Bronze Age, © Museum Hameln
Spherical head pin, roller head pin
Hamelin, unknown
In the Early Bronze Age, men wore cloak-like overcoats among other things. They were fastened using pins. These pins had been imported from Bohemia. They were expensively made and a sign of the wealth of their possessors.
Arm rings
Calenberg
Whoever owned such jewellery belonged to the wealthy. It was not required for survival, but was pure luxury. Those who could afford to wear jewellery displayed that they were well off and belonged to a special social group. It was not worn during work, where it would have got in the way.
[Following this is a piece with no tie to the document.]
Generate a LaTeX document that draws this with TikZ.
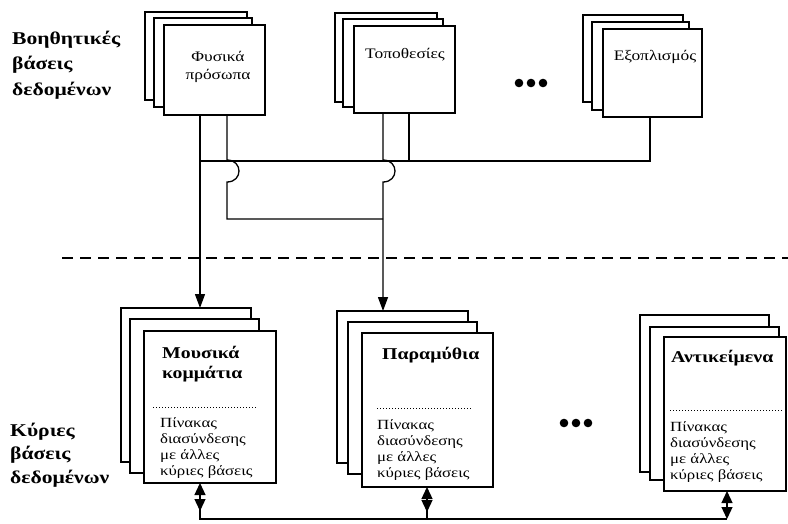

Items on loan: Landesmuseum Hannover
Spindle whorl
Hamelin/Finkenborn 1938 | unknown
Each family manufactured the cloth and fabric necessary for clothing themselves. Weaving and spinning were thereby part of normal daily activities. Spinning could take place simultaneously with other things, as it was possible without much technical effort and even whilst walking. Women’s craftmanship was of great importance for family welfare. Clothing must first and foremost keep the wearer warm and have a long life. Fashion nevertheless plays a role. It is expressed in the cut of fabrics and the way of wearing them, but also especially in jewellery.
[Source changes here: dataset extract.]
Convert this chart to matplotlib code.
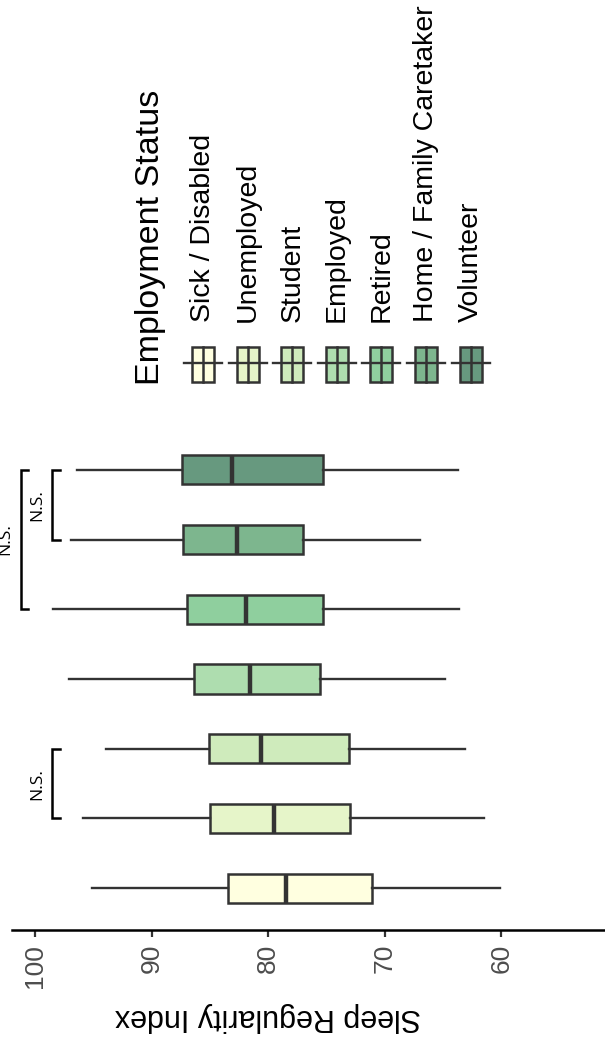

How exactly the clothing looked is not easy to determine. Organic material is also mostly not preserved in graves. The cut of the clothing can sometimes be inferred from the positioning of pieces of jewellery placed on the dead person in the grave. Swamp discoveries also provide important clues.
Weaving
Hamelin/Afferde
Weaving is one of the oldest cultural techniques for the production of cloth. At least two yarn systems, namely warp thread and weft thread, are crossed. Woven textiles are much thicker, more durable and warmer than braided fabric.
In the Stone Age, a beam was used as a weaving loom on which the warp threads were stretched. They were fastened with loom weights which hold the threads taut. This is the framework into which weft threads were introduced. Wool, flax or tree bark were used for weaving.
This principle of weaving did not change in our region until the Middle Ages.